Modify the Configuration File

  1. Gather the following information required for installation:

    • Prometheus endpoint
    • Grafana endpoint
    • ProstgresSQL connection configuration
    • Admin kubconfig/context to the cluster with GPU
    # from the email received after registering 
    IMAGE_REPOSITORY="https://index.docker.io/v1/"
    USERNAME="xxx"
    PASSWORD="xxx"

    KUBECONFIG="kubeconfig" #location of kubeconfig file
    KUBECONTEXT="kubecontext" # cluster context

    # Define required variables
    PROMETHEUS_ENDPOINT="http://prometheus.monitoring.svc.cluster.local:9090"
    GRAFANA_DASHBOARD_BASE_URL="http://grafana.egs-monitoring.svc.cluster.local:8088"

    INGRESS_CLASS_NAME="nginx"

    CONTROLLER_ENDPOINT="$(kubectl cluster-info | awk '/control plane/ {print $NF}')"

    #set helm version
    EGS_VERSION="1.11.0"
  2. Navigate to the cloned repository and locate the input configuration egs-only-config.yamlfile.

  3. Update the egs-only-config.yaml file using the information from Step 1.

  4. Update the following mandatory parameters in the egs-only-config.yaml file:

    a. Set all the Prometheus URL values

    • kubeslice_controller_egs:
      inline_values:
      global:
      KubeTally:
      prometheusUrl: <set-prometheus-url>
    • kubeslice_ui_egs:
      inline_values:
      kubeslice:
      prometheus:
      url: <set-prometheus-url>
    • kubeslice_worker_egs:
      inline_values:
      egs:
      prometheusEndpoint: <set-prometheus-url>
    • cluster_registration:
      cluster_name:
      telemetry:
      endpoint: <set-telemetry-endpoint>

    b. Set the Grafana URL values

    kubeslice_worker_egs:
    inline_values:
    egs:
    grafanaDashboardBaseUrl: <set-grafana-url>

    c. Set all use_local_charts to false

    use_local_charts: false

    d. Set the helm repo URL

    global_helm_repo_url: "https://smartscaler.nexus.aveshalabs.io/repository/kubeslice-egs-helm-ent-prod"
info

You can add the kubeslice.io/managed-by-egs=false label to GPU nodes. This label excludes or filters the associated GPU nodes from the EGS inventory.

Install EGS

note

The installation script creates a default project workspace and registers a worker cluster.

To register additional worker clusters, use the k8s Clusters page on the Admin Portal after running this script. For more information, see Register Clusters.

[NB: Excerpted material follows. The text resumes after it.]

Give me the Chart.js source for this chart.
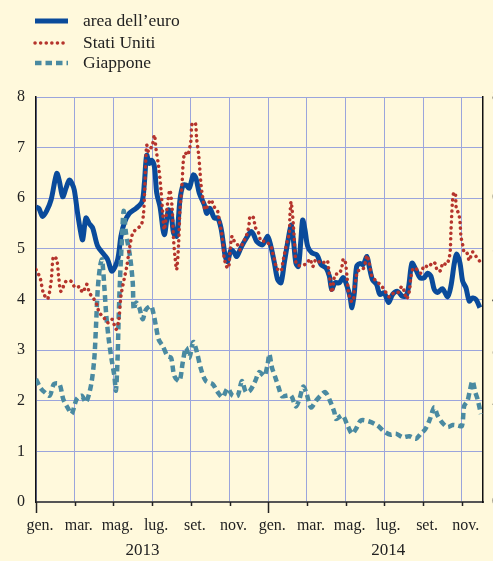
<!DOCTYPE html>
<html lang="it">
<head>
  <meta charset="UTF-8" />
  <title>Volatilità – area dell'euro, Stati Uniti, Giappone</title>
  <script src="https://cdn.jsdelivr.net/npm/chart.js"></script>
  <style>
    body {
      margin: 0;
      background: #fff9dc;
    }
    canvas {
      display: block;
      background: #fff9dc;
    }
  </style>
</head>
<body>
  <canvas id="volChart" width="493" height="561"></canvas>

  <script>
    // months since gen. 2013 on the x axis
    const monthLabels = ['gen.', 'mar.', 'mag.', 'lug.', 'set.', 'nov.',
                         'gen.', 'mar.', 'mag.', 'lug.', 'set.', 'nov.'];
    const years = ['2013', '2014'];
    const yTicks = [0, 1, 2, 3, 4, 5, 6, 7, 8];

    const euroMonths = [0, 0.15, 0.34, 0.55, 0.78, 1.07, 1.2, 1.38, 1.55, 1.72, 1.85, 1.98, 2.15, 2.3, 2.41, 2.58, 2.75, 2.93,
      3.19, 3.53, 3.7, 3.93, 4.22, 4.39, 4.56, 4.82, 5.17, 5.48, 5.6, 5.72, 5.86, 5.98, 6.12, 6.24, 6.41, 6.63, 6.84,
      6.98, 7.11, 7.27, 7.44, 7.6, 7.75, 7.92, 8.13, 8.27, 8.44, 8.7, 8.82, 8.99, 9.21, 9.39, 9.56, 9.68, 9.78, 9.9,
      10.08, 10.25, 10.37, 10.59, 10.82, 11.11, 11.25, 11.4, 11.71, 11.97, 12.14, 12.32, 12.49, 12.66, 12.83, 13.0,
      13.18, 13.3, 13.43, 13.56, 13.69, 13.78, 13.9, 14.04, 14.26, 14.52, 14.73, 14.99, 15.16, 15.28, 15.45, 15.67,
      15.88, 16.1, 16.22, 16.33, 16.45, 16.57, 16.74, 16.91, 17.1, 17.22, 17.39, 17.6, 17.77, 17.99, 18.22, 18.43,
      18.69, 18.91, 19.12, 19.26, 19.43, 19.63, 19.84, 20.06, 20.24, 20.41, 20.58, 20.75, 21.01, 21.27, 21.44, 21.62,
      21.74, 21.91, 22.05, 22.22, 22.39, 22.56, 22.74, 22.94];
    const euroValues = [5.83, 5.8, 5.64, 5.75, 5.97, 6.49, 6.35, 6.03, 6.2, 6.36, 6.3, 6.16, 5.7, 5.35, 5.18, 5.61, 5.5, 5.41,
      5.05, 4.88, 4.79, 4.56, 4.79, 5.25, 5.51, 5.7, 5.8, 5.93, 6.3, 6.85, 6.69, 6.75, 6.62, 6.1, 5.83, 5.28, 5.77,
      5.7, 5.31, 5.25, 5.97, 6.26, 6.26, 6.2, 6.46, 6.39, 6.1, 5.87, 5.7, 5.8, 5.61, 5.61, 5.41, 5.11, 4.85, 4.75,
      4.98, 4.92, 4.85, 5.02, 5.18, 5.34, 5.28, 5.15, 5.08, 5.25, 5.05, 4.72, 4.39, 4.33, 4.72, 5.11,
      5.47, 5.18, 4.72, 4.65, 5.18, 5.57, 5.38, 5.05, 4.92, 4.88, 4.69, 4.62, 4.46, 4.2, 4.33, 4.33,
      4.43, 4.23, 4.07, 3.84, 4.13, 4.65, 4.71, 4.69, 4.85, 4.65, 4.39, 4.3, 4.1, 4.13, 3.94, 4.1,
      4.16, 4.07, 4.07, 4.26, 4.72, 4.59, 4.43, 4.43, 4.52, 4.46, 4.2, 4.14, 4.21, 4.05, 4.26, 4.72,
      4.9, 4.72, 4.36, 4.23, 3.97, 4.03, 4.0, 3.84];

    const usaMonths = [0, 0.21, 0.38, 0.6, 0.78, 0.9, 1.07, 1.17, 1.29, 1.55, 1.81, 2.03, 2.24, 2.41, 2.62, 2.76, 2.96,
      3.14, 3.27, 3.48, 3.7, 3.93, 4.13, 4.27, 4.39, 4.56, 4.69, 4.82, 5.0, 5.25, 5.43, 5.55, 5.62, 5.72, 5.82, 6.03,
      6.12, 6.2, 6.34, 6.46, 6.55, 6.63, 6.8, 6.92, 7.03, 7.11, 7.18, 7.27, 7.37, 7.44, 7.55, 7.61, 7.7, 7.84, 8.01,
      8.06, 8.23, 8.3, 8.4, 8.47, 8.53, 8.61, 8.75, 8.92, 9.04, 9.21, 9.39, 9.47, 9.61, 9.68, 9.73, 9.85, 9.95, 10.02,
      10.13, 10.25, 10.42, 10.54, 10.68, 10.82, 10.94, 11.02, 11.07, 11.25, 11.32, 11.51, 11.63, 11.85, 12.14, 12.23,
      12.32, 12.44, 12.66, 12.75, 12.83, 13.0, 13.09, 13.12, 13.18, 13.23, 13.3, 13.35, 13.4, 13.47, 13.69, 13.99,
      14.16, 14.3, 14.47, 14.76, 15.04, 15.12, 15.21, 15.3, 15.45, 15.67, 15.81, 15.88, 15.98, 16.07, 16.15, 16.28,
      16.4, 16.45, 16.53, 16.62, 16.88, 17.02, 17.1, 17.22, 17.36, 17.6, 17.83, 18.05, 18.26, 18.46, 18.69, 18.91,
      19.03, 19.15, 19.29, 19.38, 19.5, 19.67, 19.89, 20.06, 20.29, 20.5, 20.63, 20.75, 20.93, 21.01, 21.22, 21.36,
      21.41, 21.44, 21.48, 21.52, 21.58, 21.67, 21.72, 21.84, 21.91, 21.96, 22.05, 22.13, 22.27, 22.39, 22.56, 22.74,
      22.94];
    const usaValues = [4.59, 4.43, 4.13, 4.01, 4.36, 4.85, 4.79, 4.46, 4.16, 4.36, 4.36, 4.23, 4.25, 4.14, 4.3, 4.13, 4.03,
      3.9, 3.74, 3.66, 3.54, 3.61, 3.41, 3.57, 4.07, 4.41, 4.65, 4.98, 5.31, 5.41, 5.46, 5.67, 6.2, 7.05, 6.92, 7.08,
      7.25, 6.98, 6.62, 6.16, 5.7, 5.38, 5.9, 6.16, 5.83, 5.18, 4.85, 4.59, 5.11, 5.77, 6.3, 6.72, 6.9, 6.85, 7.15,
      7.46, 7.49, 7.18, 6.88, 6.56, 6.26, 6.03, 5.77, 5.9, 5.97, 5.83, 5.74, 5.57, 5.28, 5.05, 4.82, 4.65, 4.62, 4.92,
      5.25, 5.15, 5.08, 4.98, 5.11, 5.21, 5.34, 5.51, 5.65, 5.61, 5.44, 5.31, 5.15, 5.15, 5.05, 4.92,
      4.79, 4.62, 4.56, 4.72, 4.88, 5.18, 5.31, 5.64, 5.93, 5.8, 5.47, 5.18, 4.85, 4.69, 4.67, 4.71,
      4.8, 4.65, 4.79, 4.71, 4.77, 4.62, 4.33, 4.14, 4.49, 4.51, 4.65, 4.8, 4.75, 4.46, 4.14, 3.97,
      3.97, 4.23, 4.39, 4.56, 4.59, 4.73, 4.87, 4.72, 4.46, 4.36, 4.28, 4.16, 4.05, 4.12, 4.13, 4.26,
      4.16, 4.01, 4.16, 4.46, 4.62, 4.6, 4.52, 4.67, 4.64, 4.74, 4.71, 4.56, 4.58, 4.72, 4.69, 4.84,
      4.98, 5.31, 5.64, 5.93, 6.1, 6.11, 5.8, 5.7, 5.54, 5.25, 5.08, 4.93, 4.92, 4.77, 4.94, 4.85,
      4.75];

    const japanMonths = [0, 0.22, 0.47, 0.71, 0.93, 1.21, 1.41, 1.67, 1.84, 2.1, 2.36, 2.58, 2.84, 3.01, 3.1, 3.19,
      3.31, 3.41, 3.53, 3.62, 3.76, 3.93, 4.05, 4.13, 4.22, 4.27, 4.34, 4.44, 4.53, 4.65, 4.86, 5.0, 5.05, 5.17, 5.34,
      5.51, 5.68, 5.94, 6.06, 6.2, 6.34, 6.55, 6.8, 6.98, 7.15, 7.41, 7.58, 7.75, 7.92, 8.13, 8.3, 8.53, 8.78, 9.13,
      9.39, 9.64, 9.9, 10.16, 10.42, 10.64, 10.85, 11.06, 11.33, 11.54, 11.8, 11.97, 12.06, 12.19, 12.37, 12.54,
      12.71, 12.92, 13.18, 13.43, 13.61, 13.81, 13.99, 14.21, 14.47, 14.73, 14.95, 15.19, 15.42, 15.5, 15.84, 16.1,
      16.33, 16.53, 16.79, 17.22, 17.65, 18.0, 18.34, 18.6, 18.95, 19.29, 19.63, 19.89, 20.12, 20.36, 20.58, 20.75,
      21.01, 21.27, 21.53, 21.79, 22.01, 22.13, 22.3, 22.43, 22.56, 22.7, 22.82, 22.99];
    const japanValues = [2.43, 2.26, 2.16, 2.1, 2.33, 2.33, 2.03, 1.84, 1.74, 2.03, 2.1, 1.97, 2.3, 2.82, 3.47, 4.2,
      4.65, 4.79, 4.26, 3.74, 3.21, 2.76, 2.49, 2.2, 2.88, 3.61, 4.39, 5.18, 5.75, 5.31, 4.85, 4.33, 3.8, 3.94, 3.84,
      3.61, 3.8, 3.87, 3.74, 3.47, 3.21, 3.08, 2.88, 2.85, 2.49, 2.39, 2.75, 3.05, 2.85, 3.16, 2.98, 2.62, 2.39, 2.33,
      2.17, 2.07, 2.24, 2.1, 2.1, 2.39, 2.17, 2.2, 2.39, 2.57, 2.49, 2.72, 2.92, 2.66, 2.46, 2.26,
      2.09, 2.1, 2.1, 1.89, 2.03, 2.28, 2.13, 1.87, 2.0, 2.11, 2.17, 2.0, 1.77, 1.64, 1.71, 1.51,
      1.35, 1.44, 1.61, 1.59, 1.51, 1.39, 1.33, 1.35, 1.28, 1.3, 1.25, 1.35, 1.44, 1.64, 1.87, 1.71,
      1.56, 1.48, 1.52, 1.51, 1.5, 1.9, 2.0, 2.22, 2.39, 2.17, 2.03, 1.74];

    const toPoints = (xs, ys) => xs.map((x, i) => ({ x: x, y: ys[i] }));

    const serif = "'Liberation Serif', 'DejaVu Serif', serif";
    const gridColor = '#9ba5dc';

    // legend, tick marks under the x axis and the year labels
    const extrasPlugin = {
      id: 'extras',
      afterDraw: chart => {
        const ctx = chart.ctx;
        const x = chart.scales.x;
        const area = chart.chartArea;
        ctx.save();

        // tick marks
        ctx.strokeStyle = '#222';
        ctx.lineWidth = 1.5;
        x.ticks.forEach(t => {
          const px = Math.round(x.getPixelForValue(t.value)) + 0.5;
          const len = (t.value % 12 === 0) ? 11 : 4;
          ctx.beginPath();
          ctx.moveTo(px, area.bottom);
          ctx.lineTo(px, area.bottom + len);
          ctx.stroke();
        });

        // years
        ctx.fillStyle = '#222';
        ctx.font = '17px ' + serif;
        ctx.textAlign = 'center';
        ctx.textBaseline = 'middle';
        ctx.fillText(years[0], x.getPixelForValue(5.5), 551);
        ctx.fillText(years[1], x.getPixelForValue(18.2), 551);

        // legend
        const items = [
          { label: "area dell\u2019euro", ds: chart.data.datasets[0], y: 21 },
          { label: 'Stati Uniti', ds: chart.data.datasets[1], y: 43 },
          { label: 'Giappone', ds: chart.data.datasets[2], y: 63 }
        ];
        ctx.font = '17.5px ' + serif;
        ctx.textAlign = 'left';
        items.forEach(it => {
          ctx.strokeStyle = it.ds.borderColor;
          ctx.lineWidth = it.ds.borderWidth;
          ctx.lineCap = it.ds.borderCapStyle || 'butt';
          ctx.setLineDash(it.ds.borderDash || []);
          ctx.beginPath();
          ctx.moveTo(35, it.y);
          ctx.lineTo(68, it.y);
          ctx.stroke();
          ctx.setLineDash([]);
          ctx.fillStyle = '#222';
          ctx.fillText(it.label, 83, it.y);
        });
        ctx.restore();
      }
    };

    const ctx = document.getElementById('volChart').getContext('2d');

    new Chart(ctx, {
      type: 'line',
      data: {
        datasets: [
          {
            label: "area dell'euro",
            data: toPoints(euroMonths, euroValues),
            borderColor: '#0a4b9b',
            borderWidth: 5,
            pointRadius: 0,
            tension: 0.3,
            order: 2
          },
          {
            label: 'Stati Uniti',
            data: toPoints(usaMonths, usaValues),
            borderColor: '#b5342c',
            borderWidth: 3.5,
            borderDash: [0.1, 5.5],
            borderCapStyle: 'round',
            pointRadius: 0,
            tension: 0.3,
            order: 0
          },
          {
            label: 'Giappone',
            data: toPoints(japanMonths, japanValues),
            borderColor: '#4a8aa1',
            borderWidth: 4.5,
            borderDash: [6.5, 4],
            pointRadius: 0,
            tension: 0.3,
            order: 1
          }
        ]
      },
      options: {
        responsive: false,
        animation: false,
        layout: { padding: { top: 97, left: 0, right: 0, bottom: 0 } },
        plugins: {
          legend: { display: false },
          tooltip: { enabled: false }
        },
        scales: {
          x: {
            type: 'linear',
            min: 0,
            max: 23.1,
            afterBuildTicks: scale => {
              scale.ticks = monthLabels.map((m, i) => ({ value: i * 2 }));
            },
            afterFit: scale => { scale.height = 59; },
            ticks: {
              autoSkip: false,
              maxRotation: 0,
              padding: 14,
              labelOffset: 4,
              color: '#222',
              font: { family: serif, size: 16 },
              callback: (v) => monthLabels[Math.round(v / 2)]
            },
            grid: { color: gridColor, lineWidth: 1, drawTicks: false },
            border: { color: '#555', width: 2 }
          },
          y: {
            min: 0,
            max: 8,
            afterBuildTicks: scale => {
              scale.ticks = yTicks.map(v => ({ value: v }));
            },
            afterFit: scale => { scale.width = 36; },
            ticks: {
              padding: 11,
              color: '#222',
              font: { family: serif, size: 16 }
            },
            grid: { color: gridColor, lineWidth: 1, drawTicks: false },
            border: { color: '#111', width: 1.5 }
          },
          y2: {
            position: 'right',
            min: 0,
            max: 8,
            afterBuildTicks: scale => {
              scale.ticks = yTicks.map(v => ({ value: v }));
            },
            afterFit: scale => { scale.width = 10; },
            ticks: {
              padding: 9,
              color: '#222',
              font: { family: serif, size: 16 }
            },
            grid: { drawOnChartArea: false, drawTicks: false },
            border: { color: '#111', width: 1.5 }
          }
        }
      },
      plugins: [extrasPlugin]
    });
  </script>
</body>
</html>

Use the following command to install EGS:

./egs-installer.sh --input-yaml egs-only-config.yaml

Uninstall EGS

Use the following command to uninstall EGS:

./egs-uninstall.sh --input-yaml egs-only-config.yaml

Troubleshooting

  • For missing binaries, ensure all required binaries are installed and accessible in your system's PATH.
  • For cluster access issues, verify that kubeconfig files configuration so the script can access the clusters specified in the YAML configuration.
  • For timeout issues, if a component fails to install within the specified timeout, increase the verify_install_timeout in the YAML file.